# AQUARIOFILIA MARINHA > SETUP´S de Aquarios >  Aqua da costa alentejana

## Carlos Serrano Silva

Após alguns meses a imaginar o meu novo aqua, lá arranjei tempo para montar mais um salgado (o terceiro). :Coradoeolhos: 
Aproveitei um aquário Eheim, 100 x 35 x 35 e adaptei-o para salgado.

Não tem sump e, por enquanto, também não tem escumador.
Para filtragem aproveitei um Eheim Ecco 500 e acrescentei uma coluna Juwel com bomba de 400 l/h.
Coloquei ainda uma Wave maker de 3000 l/h.
Na iluminação mantive a calha T8 com uma Day light de 6 000 k e uma azul.
Coloquei ainda uma entrada de ar reforçada para arrefecimento (O Alentejo é quente)
Vamos ver no que dá.

Para já só tem vivos, e não só, da costa Alentejana:
Água
Areia
Rocha
Macro algas
Camarões
Caranguejos
Anémonas (várias espécies)
Eremitas
Caracóis
Alguns peixes, gobios, poucos 
Percebes
Cracas (muitas - as rochas estavam cobertas)
Mexilhões

Aqui vão algumas fotos

----------


## Filipe Pacheco

Adorei o layout, e essa rocha coberta de cracas é um espetáculo...as anémonas tb são mt bonitas. É um aquário com potencial, agora falta o escumador.

----------


## NunoAlexandre

o aquario esta bom mas nao te quero desanimar mas e pura realidade sem um arrefecedor nao vais longe com um biotopo da nossa costa , pois as temperaturas rondam os 13 a 18 graus .

----------


## Filipe Pacheco

Nuno sem dúvida, já me tinha esquecido disso...no alentejo sem refrigerador deve ser difícil eh eh

----------


## Carlos Serrano Silva

Tenho alguma esperança de que a temperatura não seja problema.
Alguns dos vivos que agora estão no aqua já estiveram num de água quente, a 27º, durante meses, nomeadamente anémonas, peixes, camarões, carangueijos, caracóis e  eremitas.
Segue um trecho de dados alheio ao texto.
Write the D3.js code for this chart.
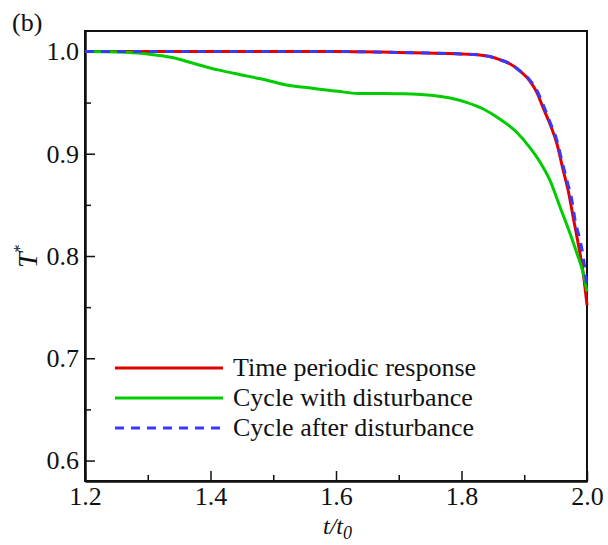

Já me esquecia, para além dos gobios, tenho dois peixes (que não sei o nome), cuja principal característica consiste em colarem-se a tudo quando se sentem ameaçados. Têm uma boca estilo focinho de raposa e são chatos. Ainda têm pequenos "cornos" em cima dos olhos.

Quanto ao escumador, está para breve.

Obrigado pelos comentários.

----------


## Filipe Pacheco

Os pequenos peixes podem ser Lepadogasters

----------


## Carlos Serrano Silva

Bom dia Filipe Pacheco:
Realmente parecem ser Lepadogasters.
Na pesquisa que fiz assemelham-se muito.

Obrigado

----------


## Pedro Chouriço

> Alguns dos vivos que agora estão no aqua já estiveram num de água quente, a 27º, durante meses, nomeadamente anémonas, peixes, camarões, carangueijos, caracóis e  eremitas.


Boas!

O problema será mesmo esse...alguns meses...se quiseres que durem mais tempo terás de baixar a temperatura.....

Pois toda a micro fauna não estará adaptada a essas temperaturas....e se queres um aquario da nossa costa as temperaturas devem rondar os 18ºC, e não os 27 de um reef!
cumps

----------


## NunoAlexandre

correcto o que o pedro disse , eu ja tive aquarios da nossa costa e so com refigeradores e qe teras susseso de resto esquece

----------


## Carlos Serrano Silva

Lá vou ter de investir!!!!

----------


## Filipe Pacheco

Realmente aí no alentejo, um aquário sem refrigerador e com as temperaturas que se fazem sentir no verão quase que deve dar para cozer os peixes. Acho que a melhor opção seria tentar ver algum refrigerador em segunda mão ou algo assim porque não os novos acho muito caros. Aqui felizmente as ventoinhas chegam bem para manter a água a 24º no verão.

----------


## Pedro Ferrer

Boa tarde

Mais um aquário da nossa costa com grande potencial!  :Palmas: 

Mas sou mais um a afirmar que *felizmente*  :SbSourire2: , sem chiller não te safas... :Admirado: 

Muito bom!

PS- Alguém ajude o Carlos a colocar as fotos de forma mais acessível...

Abraço
Pedro Ferrer

----------


## Carlos Serrano Silva

Por enquanto as temperaturas não chateiam muito mas os dias de 40º ainda não chegaram...
Até lá vou mesmo ter de montar um chiller.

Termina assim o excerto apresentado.